Two months later, Ayers, a media student with an event-planning background, finds herself rally organizer for Portland, Ore. “I had no idea how much work this was going to be,” says Ayers, sounding like a harried mom after of a long day who finally gets to sit down for a full deep breath. She pauses, gathering her thoughts:
“I’ve always worked with an established team, but I’ve had to do this from scratch… We’ve had to do this from scratch,” Ayers revises, citing the assistance of a handful of friends and volunteers. Of the 421 cities, spanning six continents, this small band of first-time Portland activists expect the second highest projected turn out of them all, trailing only New York City, New York.

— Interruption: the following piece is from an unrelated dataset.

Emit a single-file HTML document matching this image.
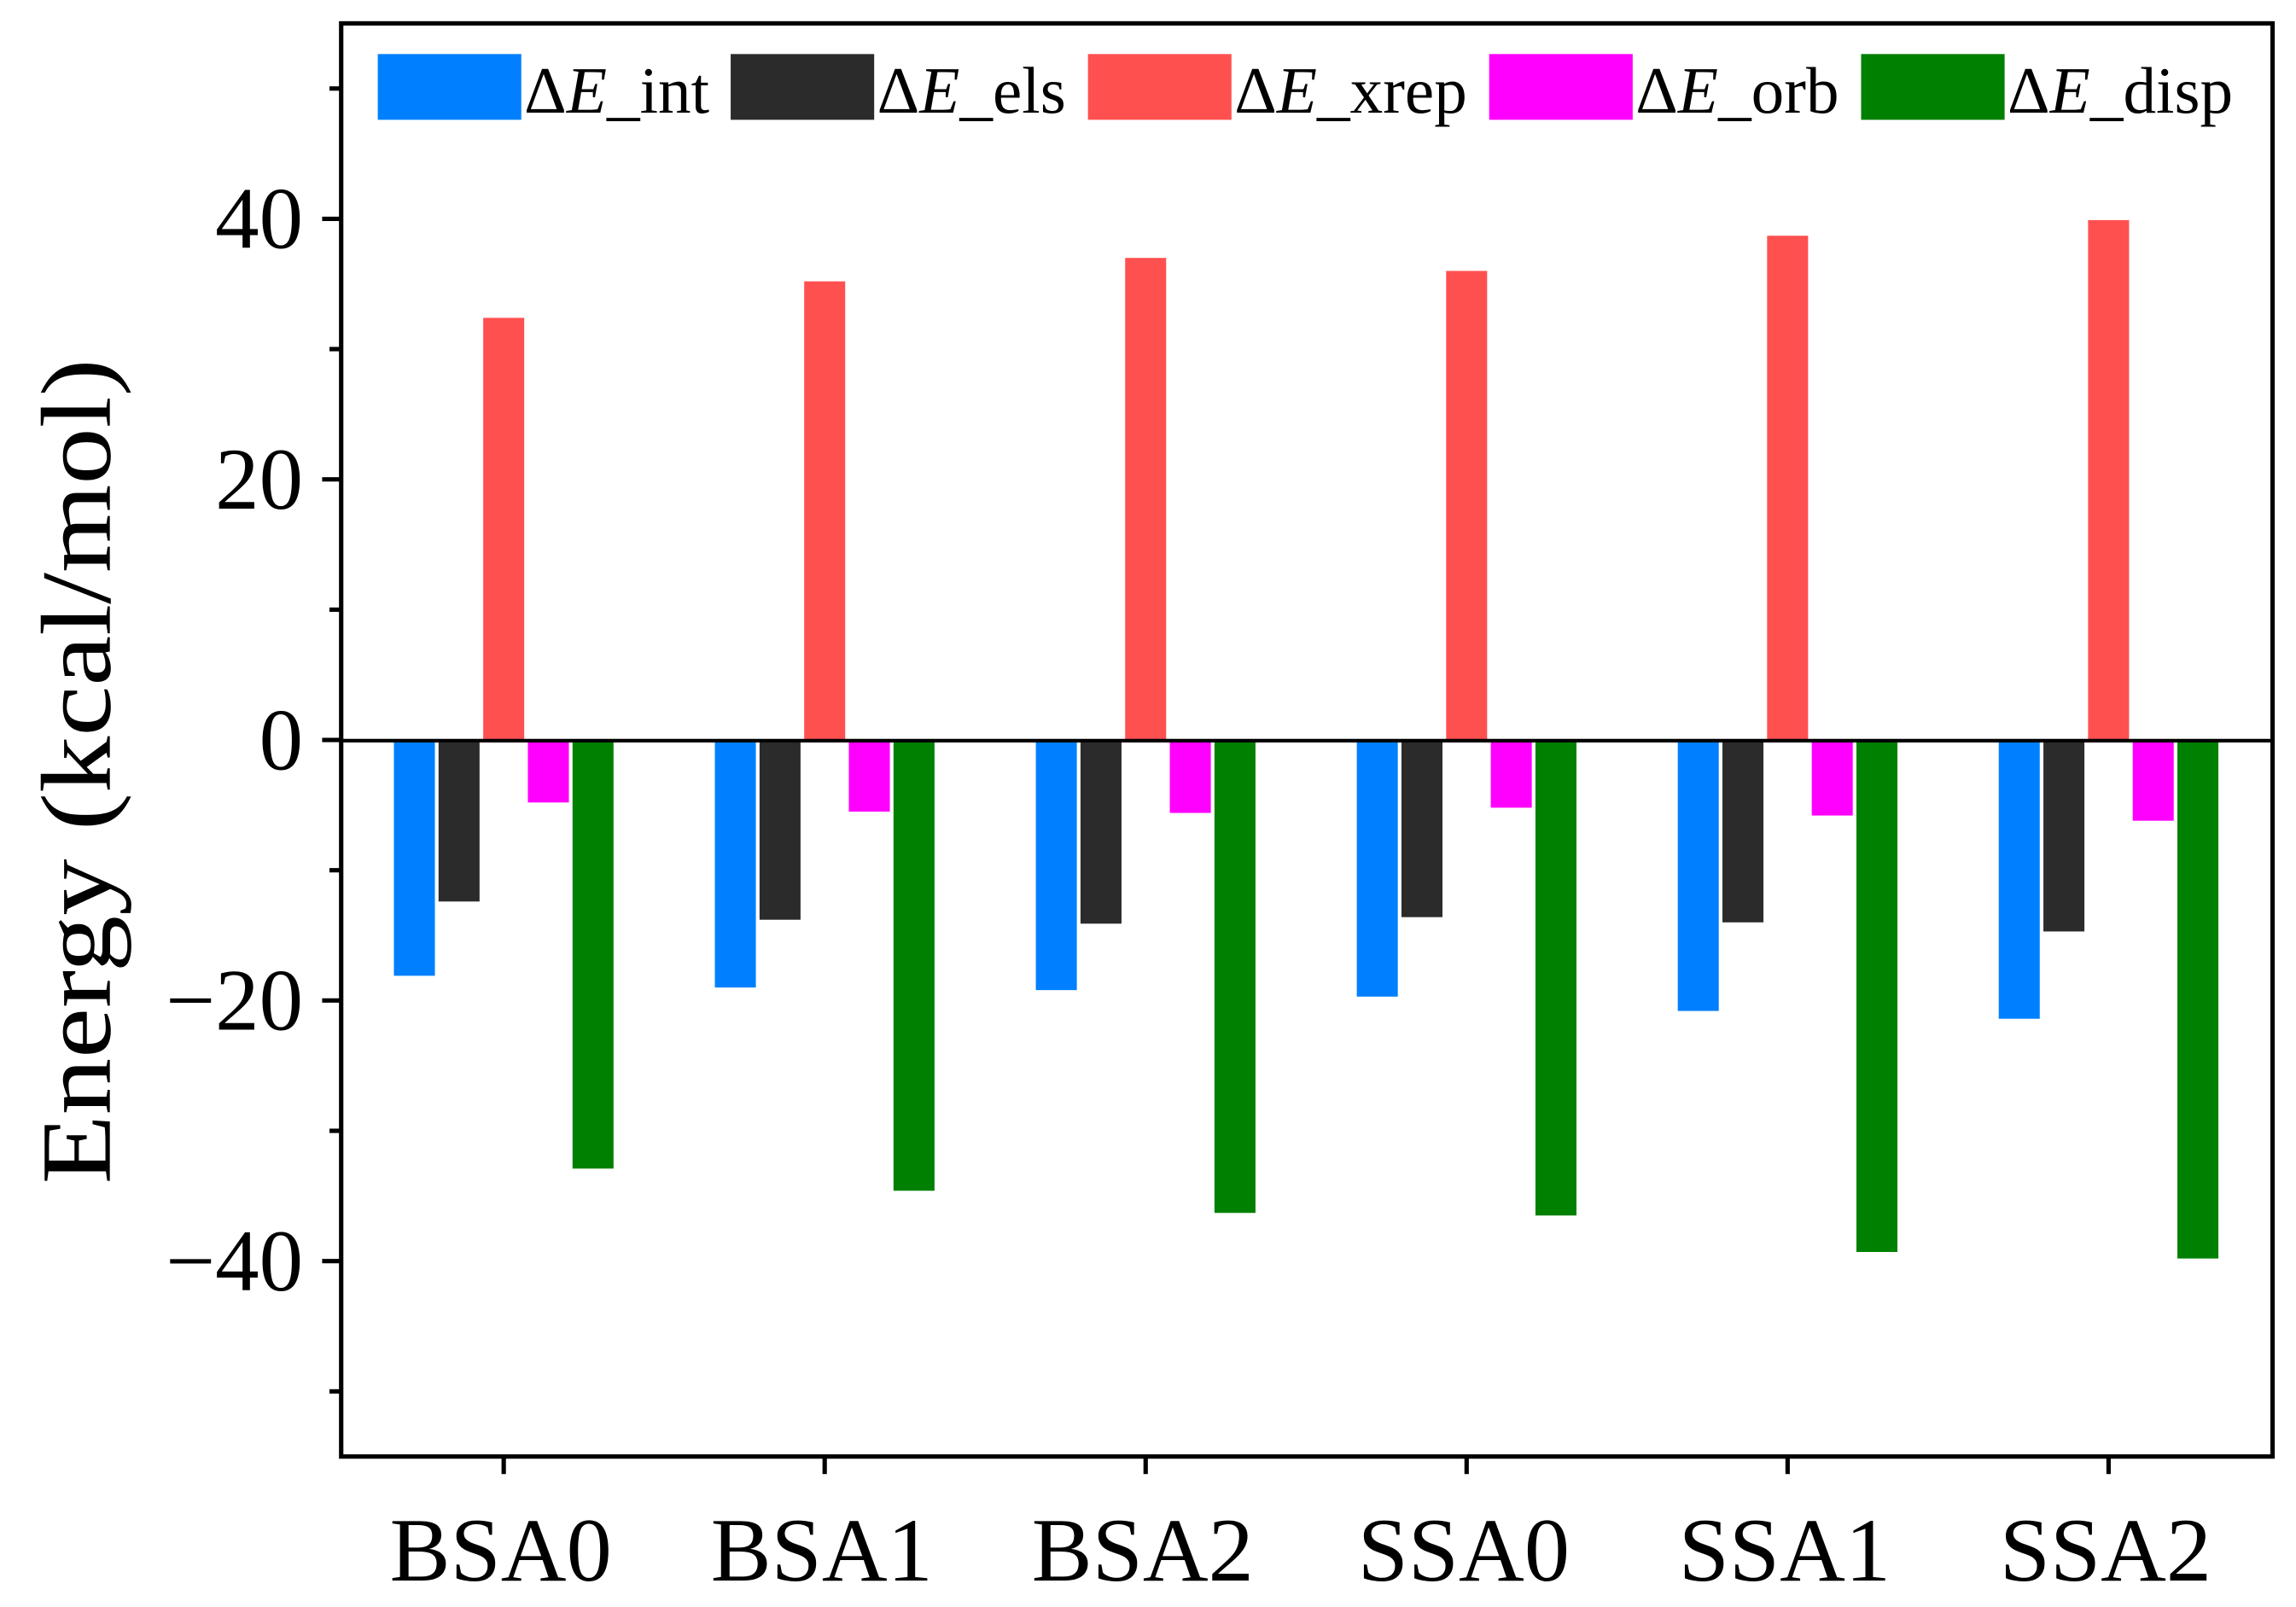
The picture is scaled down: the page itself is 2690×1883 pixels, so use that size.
<!DOCTYPE html>
<html><head><meta charset="utf-8"><style>
html,body{margin:0;padding:0;background:#fff;}
svg{display:block;}
text{font-family:"Liberation Serif","Times New Roman",serif;}
</style></head><body>
<svg id="chart" width="2690" height="1883" viewBox="0 0 1568 1100" preserveAspectRatio="none" xmlns="http://www.w3.org/2000/svg" font-family="Liberation Serif, serif">
<rect x="0" y="0" width="1568" height="1100" fill="#fff"/>
<g id="bars"></g>
<line x1="233" y1="507" x2="1552" y2="507" stroke="#000" stroke-width="2.5"/>
<rect x="233" y="16" width="1319" height="981" fill="none" stroke="#000" stroke-width="3"/>
<g id="axes"></g>
<g id="legend"></g>
<text transform="translate(75,528) rotate(-90)" text-anchor="middle" font-size="68" textLength="565" lengthAdjust="spacingAndGlyphs">Energy (kcal/mol)</text>
</svg>
<script>
const categories = ["BSA0","BSA1","BSA2","SSA0","SSA1","SSA2"];
const seriesNames = ["int","els","xrep","orb","disp"];
const seriesColors = ["#0080ff","#2b2b2b","#ff5050","#ff00ff","#008000"];
const valuesInt = [-18.1,-19.0,-19.2,-19.7,-20.8,-21.4];
const valuesEls = [-12.4,-13.8,-14.1,-13.6,-14.0,-14.7];
const valuesXrep = [32.4,35.2,37.0,36.0,38.7,39.9];
const valuesOrb = [-4.8,-5.5,-5.6,-5.2,-5.8,-6.2];
const valuesDisp = [-32.9,-34.6,-36.3,-36.5,-39.3,-39.8];
const majorTicks = [-40,-20,0,20,40];
const majorTickLabels = ["\u221240","\u221220","0","20","40"];
const minorTicks = [-50,-30,-10,10,30,50];

const NS="http://www.w3.org/2000/svg";
const allSeries=[valuesInt,valuesEls,valuesXrep,valuesOrb,valuesDisp];
const yMin=-55,yMax=55,plotTop=16,plotBottom=997,plotLeft=233;
function yScale(v){return plotBottom-(v-yMin)/(yMax-yMin)*(plotBottom-plotTop);}
function xScale(i){return 344+i*219.2;}
const barW=28,step=30.5;
function mk(tag,attrs,parent){const e=document.createElementNS(NS,tag);for(const k in attrs)e.setAttribute(k,attrs[k]);parent.appendChild(e);return e;}
const barsG=document.getElementById('bars');
allSeries.forEach((vals,s)=>{
  vals.forEach((v,i)=>{
    const cx=xScale(i)+(s-2)*step;
    const y0=yScale(0),y1=yScale(v);
    const r=mk('rect',{x:cx-barW/2,y:Math.min(y0,y1),width:barW,height:Math.abs(y1-y0),fill:seriesColors[s]},barsG);
    
    
  });
});
const axG=document.getElementById('axes');
majorTicks.forEach((t,i)=>{
  const y=yScale(t);
  const l=mk('line',{x1:220,y1:y,x2:plotLeft,y2:y,stroke:'#000','stroke-width':3},axG);
  
  
  const tx=mk('text',{x:207,y:y+20,'text-anchor':'end','font-size':60},axG);
  tx.textContent=majorTickLabels[i];
  
  
});
minorTicks.forEach(t=>{
  const y=yScale(t);
  const l=mk('line',{x1:225,y1:y,x2:plotLeft,y2:y,stroke:'#000','stroke-width':3},axG);
  
  
});
categories.forEach((c,i)=>{
  const x=xScale(i);
  const l=mk('line',{x1:x,y1:plotBottom,x2:x,y2:plotBottom+12,stroke:'#000','stroke-width':3},axG);
  
  
  const tx=mk('text',{x:x-2,y:1082,'text-anchor':'middle','font-size':62},axG);
  tx.textContent=c;
  
  
});
const legG=document.getElementById('legend');
const legX=[258,499,743,1017,1271];
seriesNames.forEach((n,s)=>{
  const g=mk('g',{},legG);
  
  
  mk('rect',{x:legX[s],y:37,width:98,height:45,fill:seriesColors[s]},g);
  const t=mk('text',{x:legX[s]+100,y:77,'font-size':45},g);
  t.innerHTML='\u0394<tspan font-style="italic">E</tspan>_'+n;
});
</script>
</body></html>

The Welcome Reach of Social Media
Ayers credits social media for the sudden rise in organized food activism, and Facebook in particular for increased March-Against-Monsanto awareness. On March 26, when, President Obama signed the bill, she had 750 Facebook friends. She sent invitations to them all, and like the 1980’s Faberge shampoo marketing campaign, word spread exponentially. As of this writing, the Portland rally has 6,500 “confirmed” and “maybe” attendees, with just under 49,000 non-responding invitees.
With a sudden semi-celebrity status, Ayers has had to make some changes in the way she interacts online. The campaign dominates the content of her Facebook page, and she has gained over 150 new “friends”: she will create another private page when she regains some dispensable time.
Connecting online, Ayers and other rally leaders, many of whom are also first-time organizers, offer one another support. Their goal is to create a family-friendly feel to what they view as a first step in a food revolution: building community awarenesss. According to Ayers, organizers recognize that certain elements will use any public gathering to create discord. “That is not what this is about,” Ayers affirms.
Ayers, in the interest of creating a safe, family-centered, community-awareness event, welcomes the support of Portland Police. “I initially got some flack for that on the Facebook page, so I made it very clear that no violence of any kind will be welcomed.” Ayers recognizes that pesticide contamination and threats to bio-diversity threaten us all equally — that March Against Monsanto isn’t an “us” vs “them” issue. “Policemen need to eat real, whole, safe food too. This is about all of us,” she says.
The Full-Circle Journey to a Calling
According to her LinkedIn profile Ayers worked at Ashland Chemical from 1999-2005 where she was first trained to read and file Material Safety Data Sheets (“MSDS”), the informational sheets that OSHA requires businesses and commercial vehicles to carry for each chemical present. She always felt a bit of tension about being a “bit of a tree-hugger working for a chemical company,” but it was there where she realized the pervasive reach of petroleum chemicals in her everyday life.
Reflecting more, she appreciates the inside view she gained of the industry as the big six petro-chemical, bio-tech, agri-business giants were consolidating with various mergers and acquisitions.
When the bullhorn is neatly tucked away Saturday evening, Ayers’ activism and community organization will not be at an end. Her life has a new trajectory. Ayers looks to get involved in the food labeling movement, locally, with GMO Free Oregon and has been talking with staff from Food and Water Watch. “I have found something I am really passionate about that matters,” she notes.